┌─ Data

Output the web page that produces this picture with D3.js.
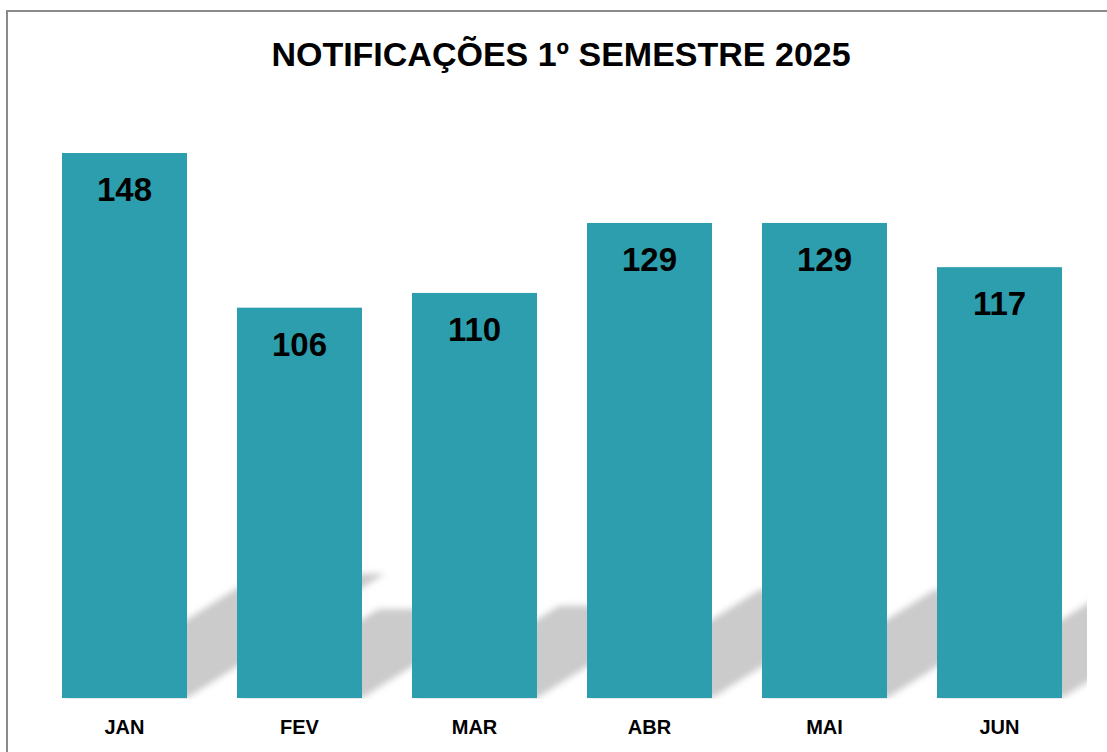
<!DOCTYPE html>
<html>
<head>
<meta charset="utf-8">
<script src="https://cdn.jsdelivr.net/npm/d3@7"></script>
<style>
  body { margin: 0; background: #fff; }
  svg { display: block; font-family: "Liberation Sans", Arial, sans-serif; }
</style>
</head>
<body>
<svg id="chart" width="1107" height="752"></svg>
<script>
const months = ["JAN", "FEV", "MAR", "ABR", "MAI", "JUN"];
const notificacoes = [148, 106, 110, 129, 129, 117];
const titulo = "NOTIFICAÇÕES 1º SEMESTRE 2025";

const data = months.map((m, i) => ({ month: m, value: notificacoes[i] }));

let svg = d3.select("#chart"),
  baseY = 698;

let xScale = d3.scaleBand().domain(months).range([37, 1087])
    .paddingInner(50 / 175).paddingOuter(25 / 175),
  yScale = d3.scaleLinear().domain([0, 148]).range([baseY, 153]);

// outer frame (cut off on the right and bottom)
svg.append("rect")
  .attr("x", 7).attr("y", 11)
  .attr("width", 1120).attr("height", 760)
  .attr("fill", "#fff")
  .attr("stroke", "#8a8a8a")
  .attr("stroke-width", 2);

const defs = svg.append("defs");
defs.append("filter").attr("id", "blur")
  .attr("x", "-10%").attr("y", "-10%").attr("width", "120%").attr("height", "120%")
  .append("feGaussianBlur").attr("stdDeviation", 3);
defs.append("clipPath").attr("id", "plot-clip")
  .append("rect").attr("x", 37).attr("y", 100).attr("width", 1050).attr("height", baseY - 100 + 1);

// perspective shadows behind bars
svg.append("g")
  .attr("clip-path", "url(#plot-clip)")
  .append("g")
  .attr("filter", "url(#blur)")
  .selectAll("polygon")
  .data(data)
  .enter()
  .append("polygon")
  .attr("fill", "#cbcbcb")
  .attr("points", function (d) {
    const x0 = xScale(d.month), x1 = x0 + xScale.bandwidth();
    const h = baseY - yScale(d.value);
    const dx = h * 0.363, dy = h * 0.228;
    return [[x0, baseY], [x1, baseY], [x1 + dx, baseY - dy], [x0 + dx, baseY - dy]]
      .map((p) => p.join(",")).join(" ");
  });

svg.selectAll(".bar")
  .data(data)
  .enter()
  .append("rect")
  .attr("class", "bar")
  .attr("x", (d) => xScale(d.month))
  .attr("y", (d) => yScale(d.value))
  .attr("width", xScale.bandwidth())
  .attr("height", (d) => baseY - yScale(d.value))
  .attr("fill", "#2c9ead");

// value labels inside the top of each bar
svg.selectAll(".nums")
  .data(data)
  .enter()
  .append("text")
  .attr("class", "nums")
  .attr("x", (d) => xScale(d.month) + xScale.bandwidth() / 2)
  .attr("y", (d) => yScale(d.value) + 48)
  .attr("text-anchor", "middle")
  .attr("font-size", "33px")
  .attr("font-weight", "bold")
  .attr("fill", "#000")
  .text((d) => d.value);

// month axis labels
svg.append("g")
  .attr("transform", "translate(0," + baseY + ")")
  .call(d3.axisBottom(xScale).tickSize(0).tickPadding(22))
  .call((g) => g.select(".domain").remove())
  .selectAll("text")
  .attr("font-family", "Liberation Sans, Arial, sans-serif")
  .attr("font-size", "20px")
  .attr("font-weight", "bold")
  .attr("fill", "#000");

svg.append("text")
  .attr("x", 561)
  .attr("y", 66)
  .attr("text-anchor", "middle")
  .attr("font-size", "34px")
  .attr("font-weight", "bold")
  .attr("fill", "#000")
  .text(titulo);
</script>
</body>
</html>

└─

Stated exercise => From the first line above down to the line with "baseY = 698;", reproduce every line and no others, omitting pictures.

Output for this task =>
Output the web page that produces this picture with D3.js.
<!DOCTYPE html>
<html>
<head>
<meta charset="utf-8">
<script src="https://cdn.jsdelivr.net/npm/d3@7"></script>
<style>
  body { margin: 0; background: #fff; }
  svg { display: block; font-family: "Liberation Sans", Arial, sans-serif; }
</style>
</head>
<body>
<svg id="chart" width="1107" height="752"></svg>
<script>
const months = ["JAN", "FEV", "MAR", "ABR", "MAI", "JUN"];
const notificacoes = [148, 106, 110, 129, 129, 117];
const titulo = "NOTIFICAÇÕES 1º SEMESTRE 2025";

const data = months.map((m, i) => ({ month: m, value: notificacoes[i] }));

let svg = d3.select("#chart"),
  baseY = 698;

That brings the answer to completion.